Posted: Friday, Feb. 27, 4:35 p.m. — The Student Association run-off will go along as planned next week, after a ballot box found Friday morning could have changed election results.
Joint Election Committee members found the box, which contained 66 ballots from the Mount Vernon Campus, after they announced the election’s outcome at 8:35 a.m. JEC members added the extra ballots to the vote totals Friday afternoon.
JEC Chair John Plack announced at about 4 p.m. that the extra ballots would not alter previously announced results.
“It’s a good feeling (that all results are announced),” Plack said.
Presidential candidates Lee Roupas and Omar Woodard, and executive vice presidential candidates Ed Buckley and Anyah Dembling will compete in the run-off Wednesday and Thursday.
Students can vote from 9 a.m. to 9 p.m. in the Marvin Center ground floor computer lab, the Mount Vernon Campus Pub, the Law School and Funger, Monroe, Ross and Thurston halls.
The candidates with a majority of votes will become the new SA president and executive vice president.
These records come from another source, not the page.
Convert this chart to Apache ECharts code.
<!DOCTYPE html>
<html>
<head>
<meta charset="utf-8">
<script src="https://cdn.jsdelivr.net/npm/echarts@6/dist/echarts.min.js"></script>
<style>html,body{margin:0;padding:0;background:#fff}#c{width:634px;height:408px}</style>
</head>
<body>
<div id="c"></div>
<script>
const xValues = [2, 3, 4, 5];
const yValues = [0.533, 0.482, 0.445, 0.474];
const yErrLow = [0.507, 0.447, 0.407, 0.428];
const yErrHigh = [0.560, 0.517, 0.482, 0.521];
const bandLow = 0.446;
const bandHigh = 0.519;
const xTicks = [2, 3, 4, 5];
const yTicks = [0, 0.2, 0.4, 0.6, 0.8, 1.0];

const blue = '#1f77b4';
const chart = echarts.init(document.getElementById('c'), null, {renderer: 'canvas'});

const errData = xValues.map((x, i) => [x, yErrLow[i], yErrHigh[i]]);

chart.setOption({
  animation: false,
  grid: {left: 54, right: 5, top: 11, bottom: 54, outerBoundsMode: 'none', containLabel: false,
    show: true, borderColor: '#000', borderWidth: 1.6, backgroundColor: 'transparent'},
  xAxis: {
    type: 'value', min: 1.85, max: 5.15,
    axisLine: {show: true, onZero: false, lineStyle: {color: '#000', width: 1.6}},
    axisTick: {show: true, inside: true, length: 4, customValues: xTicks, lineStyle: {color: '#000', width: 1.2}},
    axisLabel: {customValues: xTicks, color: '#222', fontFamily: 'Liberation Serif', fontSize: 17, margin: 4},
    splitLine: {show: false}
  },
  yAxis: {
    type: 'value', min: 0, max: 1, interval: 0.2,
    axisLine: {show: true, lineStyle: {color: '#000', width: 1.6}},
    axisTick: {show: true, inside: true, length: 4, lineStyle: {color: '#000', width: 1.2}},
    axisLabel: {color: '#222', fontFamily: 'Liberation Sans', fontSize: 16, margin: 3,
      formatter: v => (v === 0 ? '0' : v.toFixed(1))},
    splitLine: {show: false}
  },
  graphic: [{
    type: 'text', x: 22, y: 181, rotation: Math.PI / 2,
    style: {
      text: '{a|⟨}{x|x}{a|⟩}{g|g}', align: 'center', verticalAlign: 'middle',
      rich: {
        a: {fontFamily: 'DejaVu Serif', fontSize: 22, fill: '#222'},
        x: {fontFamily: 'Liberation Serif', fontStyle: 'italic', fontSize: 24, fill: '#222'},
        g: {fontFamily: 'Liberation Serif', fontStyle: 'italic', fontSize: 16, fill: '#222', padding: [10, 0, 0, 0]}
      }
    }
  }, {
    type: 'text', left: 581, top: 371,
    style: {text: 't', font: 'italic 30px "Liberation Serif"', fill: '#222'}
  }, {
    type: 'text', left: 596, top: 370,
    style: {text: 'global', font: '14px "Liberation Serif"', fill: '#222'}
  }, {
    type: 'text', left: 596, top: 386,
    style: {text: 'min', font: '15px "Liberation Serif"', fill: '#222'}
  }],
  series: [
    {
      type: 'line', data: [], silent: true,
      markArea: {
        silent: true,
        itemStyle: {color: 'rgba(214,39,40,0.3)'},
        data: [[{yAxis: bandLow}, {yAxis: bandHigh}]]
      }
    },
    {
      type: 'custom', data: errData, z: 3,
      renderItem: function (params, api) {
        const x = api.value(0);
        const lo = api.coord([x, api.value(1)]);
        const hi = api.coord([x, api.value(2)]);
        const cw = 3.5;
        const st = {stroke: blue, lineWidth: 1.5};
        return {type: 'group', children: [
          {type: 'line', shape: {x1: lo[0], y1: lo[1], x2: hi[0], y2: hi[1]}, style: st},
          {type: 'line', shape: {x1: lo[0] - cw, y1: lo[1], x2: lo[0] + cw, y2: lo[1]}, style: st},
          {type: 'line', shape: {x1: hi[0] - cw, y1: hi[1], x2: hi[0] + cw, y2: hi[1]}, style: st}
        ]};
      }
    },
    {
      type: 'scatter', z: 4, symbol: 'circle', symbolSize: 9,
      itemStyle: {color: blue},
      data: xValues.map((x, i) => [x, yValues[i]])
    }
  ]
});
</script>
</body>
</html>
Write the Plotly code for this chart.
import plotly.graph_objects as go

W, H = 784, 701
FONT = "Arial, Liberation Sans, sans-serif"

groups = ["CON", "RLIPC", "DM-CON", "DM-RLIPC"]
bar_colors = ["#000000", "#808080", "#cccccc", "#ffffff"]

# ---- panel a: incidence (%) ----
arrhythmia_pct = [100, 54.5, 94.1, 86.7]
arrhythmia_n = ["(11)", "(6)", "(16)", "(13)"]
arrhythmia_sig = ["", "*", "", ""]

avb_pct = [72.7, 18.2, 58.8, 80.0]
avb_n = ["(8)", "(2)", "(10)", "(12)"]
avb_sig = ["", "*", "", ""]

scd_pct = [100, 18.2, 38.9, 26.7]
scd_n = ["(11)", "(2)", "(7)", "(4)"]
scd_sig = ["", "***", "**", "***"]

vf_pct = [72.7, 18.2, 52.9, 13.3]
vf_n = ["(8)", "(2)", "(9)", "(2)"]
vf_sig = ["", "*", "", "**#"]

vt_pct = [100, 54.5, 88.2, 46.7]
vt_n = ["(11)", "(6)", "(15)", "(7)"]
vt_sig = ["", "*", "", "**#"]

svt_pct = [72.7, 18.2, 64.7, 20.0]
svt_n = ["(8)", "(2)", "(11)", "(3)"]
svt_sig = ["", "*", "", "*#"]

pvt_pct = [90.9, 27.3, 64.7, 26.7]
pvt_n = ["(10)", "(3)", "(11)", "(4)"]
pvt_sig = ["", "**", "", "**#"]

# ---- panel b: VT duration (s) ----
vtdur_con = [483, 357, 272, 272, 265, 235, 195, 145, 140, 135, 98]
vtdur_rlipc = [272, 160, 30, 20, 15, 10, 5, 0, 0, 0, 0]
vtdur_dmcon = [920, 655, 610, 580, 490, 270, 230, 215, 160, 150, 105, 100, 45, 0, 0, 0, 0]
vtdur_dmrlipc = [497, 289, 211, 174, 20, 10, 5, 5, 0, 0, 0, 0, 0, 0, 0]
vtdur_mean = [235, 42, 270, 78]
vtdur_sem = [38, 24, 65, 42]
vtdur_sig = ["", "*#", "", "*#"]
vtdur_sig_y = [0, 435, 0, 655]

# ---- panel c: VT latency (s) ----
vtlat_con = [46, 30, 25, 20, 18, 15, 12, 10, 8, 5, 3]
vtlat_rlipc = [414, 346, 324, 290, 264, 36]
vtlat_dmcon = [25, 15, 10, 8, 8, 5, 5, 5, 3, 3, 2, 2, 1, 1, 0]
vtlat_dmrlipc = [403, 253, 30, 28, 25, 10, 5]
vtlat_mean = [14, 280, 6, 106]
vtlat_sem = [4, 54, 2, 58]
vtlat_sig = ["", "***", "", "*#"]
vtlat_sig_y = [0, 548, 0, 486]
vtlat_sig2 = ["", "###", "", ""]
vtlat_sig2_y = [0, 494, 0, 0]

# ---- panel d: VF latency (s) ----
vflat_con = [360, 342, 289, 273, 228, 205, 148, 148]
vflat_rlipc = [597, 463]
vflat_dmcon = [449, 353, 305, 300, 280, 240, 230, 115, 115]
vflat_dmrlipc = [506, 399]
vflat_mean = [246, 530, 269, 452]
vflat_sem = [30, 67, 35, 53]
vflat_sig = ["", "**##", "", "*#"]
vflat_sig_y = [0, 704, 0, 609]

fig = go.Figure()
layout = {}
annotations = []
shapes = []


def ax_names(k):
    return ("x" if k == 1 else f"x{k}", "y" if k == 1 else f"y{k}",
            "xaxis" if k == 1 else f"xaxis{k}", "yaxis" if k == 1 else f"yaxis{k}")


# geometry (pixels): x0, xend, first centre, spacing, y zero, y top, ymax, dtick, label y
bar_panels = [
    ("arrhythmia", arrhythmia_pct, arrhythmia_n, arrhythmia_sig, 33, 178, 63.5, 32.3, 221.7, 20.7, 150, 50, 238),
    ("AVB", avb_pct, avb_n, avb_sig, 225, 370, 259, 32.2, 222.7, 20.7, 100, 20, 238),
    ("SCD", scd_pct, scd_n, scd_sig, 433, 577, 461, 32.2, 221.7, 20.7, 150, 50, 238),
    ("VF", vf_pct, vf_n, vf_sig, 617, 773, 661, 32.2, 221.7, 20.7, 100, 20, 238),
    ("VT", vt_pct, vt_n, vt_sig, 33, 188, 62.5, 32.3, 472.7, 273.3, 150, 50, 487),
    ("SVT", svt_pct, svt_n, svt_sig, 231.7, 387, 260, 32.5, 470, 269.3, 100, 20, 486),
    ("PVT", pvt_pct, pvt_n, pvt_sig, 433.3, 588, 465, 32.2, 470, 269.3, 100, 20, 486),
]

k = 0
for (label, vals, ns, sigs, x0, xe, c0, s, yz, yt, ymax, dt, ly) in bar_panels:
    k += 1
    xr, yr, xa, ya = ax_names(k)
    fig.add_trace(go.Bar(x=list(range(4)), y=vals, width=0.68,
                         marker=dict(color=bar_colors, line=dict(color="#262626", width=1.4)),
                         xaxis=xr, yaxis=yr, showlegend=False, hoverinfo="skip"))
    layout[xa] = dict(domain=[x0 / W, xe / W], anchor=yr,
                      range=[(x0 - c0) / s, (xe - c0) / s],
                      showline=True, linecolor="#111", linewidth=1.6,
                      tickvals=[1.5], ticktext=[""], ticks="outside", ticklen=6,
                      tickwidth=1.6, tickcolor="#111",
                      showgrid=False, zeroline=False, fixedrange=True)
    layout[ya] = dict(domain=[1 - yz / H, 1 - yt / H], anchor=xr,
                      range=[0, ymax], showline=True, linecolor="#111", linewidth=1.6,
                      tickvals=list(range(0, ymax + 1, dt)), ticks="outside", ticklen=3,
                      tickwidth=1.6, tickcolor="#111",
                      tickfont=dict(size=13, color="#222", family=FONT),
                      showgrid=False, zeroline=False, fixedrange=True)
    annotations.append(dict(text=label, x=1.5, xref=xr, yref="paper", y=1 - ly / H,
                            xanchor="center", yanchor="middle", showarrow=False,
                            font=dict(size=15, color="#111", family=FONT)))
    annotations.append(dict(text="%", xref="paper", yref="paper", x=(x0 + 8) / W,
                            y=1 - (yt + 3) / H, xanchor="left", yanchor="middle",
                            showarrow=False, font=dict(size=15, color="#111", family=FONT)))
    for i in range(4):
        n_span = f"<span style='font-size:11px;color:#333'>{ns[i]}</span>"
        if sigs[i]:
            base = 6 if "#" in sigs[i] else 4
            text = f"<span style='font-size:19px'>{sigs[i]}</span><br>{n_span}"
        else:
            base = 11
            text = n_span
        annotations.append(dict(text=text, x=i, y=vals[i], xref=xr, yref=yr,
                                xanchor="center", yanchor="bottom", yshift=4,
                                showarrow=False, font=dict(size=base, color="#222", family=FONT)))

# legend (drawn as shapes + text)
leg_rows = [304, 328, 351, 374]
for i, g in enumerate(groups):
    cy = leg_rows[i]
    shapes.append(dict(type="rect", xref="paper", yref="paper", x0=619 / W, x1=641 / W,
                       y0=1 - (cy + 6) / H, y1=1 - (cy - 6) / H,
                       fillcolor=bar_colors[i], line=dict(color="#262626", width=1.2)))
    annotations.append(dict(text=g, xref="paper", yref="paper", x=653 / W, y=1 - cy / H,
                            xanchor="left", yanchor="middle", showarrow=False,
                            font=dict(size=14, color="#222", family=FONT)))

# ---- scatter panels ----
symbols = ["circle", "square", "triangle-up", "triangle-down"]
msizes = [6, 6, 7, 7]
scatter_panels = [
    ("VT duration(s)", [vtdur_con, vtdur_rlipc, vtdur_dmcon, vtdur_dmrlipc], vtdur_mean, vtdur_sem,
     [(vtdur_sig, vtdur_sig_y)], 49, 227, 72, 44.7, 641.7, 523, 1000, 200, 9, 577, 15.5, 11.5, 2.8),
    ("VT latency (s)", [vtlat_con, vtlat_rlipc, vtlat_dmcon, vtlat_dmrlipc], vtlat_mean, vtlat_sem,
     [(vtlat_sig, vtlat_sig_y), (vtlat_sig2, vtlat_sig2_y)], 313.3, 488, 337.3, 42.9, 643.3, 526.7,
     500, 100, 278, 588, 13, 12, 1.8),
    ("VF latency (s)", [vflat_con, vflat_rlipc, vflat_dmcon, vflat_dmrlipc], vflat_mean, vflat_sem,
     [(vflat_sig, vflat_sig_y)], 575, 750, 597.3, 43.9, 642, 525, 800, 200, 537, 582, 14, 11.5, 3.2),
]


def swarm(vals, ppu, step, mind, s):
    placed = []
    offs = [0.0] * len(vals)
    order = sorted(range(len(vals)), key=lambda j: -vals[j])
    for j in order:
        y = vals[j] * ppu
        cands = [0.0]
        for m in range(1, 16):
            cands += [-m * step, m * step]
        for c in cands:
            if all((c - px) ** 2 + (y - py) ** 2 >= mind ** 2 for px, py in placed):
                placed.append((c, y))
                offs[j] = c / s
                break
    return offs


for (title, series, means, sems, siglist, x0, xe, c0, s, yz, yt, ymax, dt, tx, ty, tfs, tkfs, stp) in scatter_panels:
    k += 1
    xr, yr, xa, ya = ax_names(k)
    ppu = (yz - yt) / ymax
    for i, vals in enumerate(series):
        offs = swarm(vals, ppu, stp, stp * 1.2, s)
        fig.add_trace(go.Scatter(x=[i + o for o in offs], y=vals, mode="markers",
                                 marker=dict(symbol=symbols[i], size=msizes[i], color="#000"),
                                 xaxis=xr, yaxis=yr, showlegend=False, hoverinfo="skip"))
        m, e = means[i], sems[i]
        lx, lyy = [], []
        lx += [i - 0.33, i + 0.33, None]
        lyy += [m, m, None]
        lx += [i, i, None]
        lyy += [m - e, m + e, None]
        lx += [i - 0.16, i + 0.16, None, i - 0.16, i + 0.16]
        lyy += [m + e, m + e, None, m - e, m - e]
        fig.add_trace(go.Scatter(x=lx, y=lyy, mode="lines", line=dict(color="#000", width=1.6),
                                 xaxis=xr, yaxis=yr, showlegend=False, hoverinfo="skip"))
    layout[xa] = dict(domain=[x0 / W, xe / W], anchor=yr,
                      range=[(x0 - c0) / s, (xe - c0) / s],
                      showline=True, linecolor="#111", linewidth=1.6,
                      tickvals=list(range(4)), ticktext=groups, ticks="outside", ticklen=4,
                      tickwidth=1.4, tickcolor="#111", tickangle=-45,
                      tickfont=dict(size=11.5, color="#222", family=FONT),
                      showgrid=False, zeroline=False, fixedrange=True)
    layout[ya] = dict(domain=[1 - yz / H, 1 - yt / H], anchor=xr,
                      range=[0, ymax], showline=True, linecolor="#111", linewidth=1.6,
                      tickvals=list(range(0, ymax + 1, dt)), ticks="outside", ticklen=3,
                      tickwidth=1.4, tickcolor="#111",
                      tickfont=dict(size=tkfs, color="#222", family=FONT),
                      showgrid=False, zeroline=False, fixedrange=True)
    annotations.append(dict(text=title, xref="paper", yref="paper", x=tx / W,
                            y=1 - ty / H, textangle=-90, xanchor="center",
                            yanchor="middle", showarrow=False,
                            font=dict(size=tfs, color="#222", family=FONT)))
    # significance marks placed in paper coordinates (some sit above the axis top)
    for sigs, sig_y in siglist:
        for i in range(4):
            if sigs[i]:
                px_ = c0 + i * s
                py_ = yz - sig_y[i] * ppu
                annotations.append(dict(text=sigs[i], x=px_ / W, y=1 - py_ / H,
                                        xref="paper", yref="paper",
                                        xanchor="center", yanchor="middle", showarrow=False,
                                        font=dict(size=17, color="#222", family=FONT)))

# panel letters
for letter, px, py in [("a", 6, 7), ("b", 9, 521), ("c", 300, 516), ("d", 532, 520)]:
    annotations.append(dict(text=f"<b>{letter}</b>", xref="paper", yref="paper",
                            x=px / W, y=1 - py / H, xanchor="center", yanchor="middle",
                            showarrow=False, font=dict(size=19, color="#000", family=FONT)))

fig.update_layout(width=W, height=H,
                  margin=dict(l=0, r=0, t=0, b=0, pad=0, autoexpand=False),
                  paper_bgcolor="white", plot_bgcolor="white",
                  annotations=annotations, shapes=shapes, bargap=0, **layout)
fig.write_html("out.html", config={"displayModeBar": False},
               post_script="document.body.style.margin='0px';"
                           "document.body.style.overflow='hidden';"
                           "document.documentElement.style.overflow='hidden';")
Results will be announced some time after polls close Thursday night.
Woodard received 1,106 votes, Roupas received 687 and presidential candidate Isaiah Pickens received 675 votes, according to a copy of election results. Roupas beat Pickens by a slim majority of 12 votes.
Roupas and Woodard both said they would be campaigning next week and spreading their platform ideas to students.
At about 1:30 p.m. Friday, Pickens said he was nervous, but his staffers campaigned heavily on Mount Vernon. Pickens was not present when the JEC announced the final tallies.
“I’m not going to let my ideas just die because I lose a race,” Pickens said prior to the announcement.
Dembling received about 35 percent of the EVP votes, Buckley about 31 percent, candidate Asher Corson 23 percent and candidate Anthony Moniello 11 percent.
Presidential and executive vice presidential candidates needed 40 percent of votes to win outright, which no candidates received.
The JEC also announced the undergraduate Columbian College of Arts and Sciences senators Friday afternoon, which they could not do in the morning because of study abroad student votes.
Students Hilary Golston, Morgan Corr, Tim Saccoccio, Ben Traverse and John Van Name will serve as CCAS senators. Josh Lasky and Craig Newman each got 408 votes. The SA Senate will decide which of the two senators will hold office.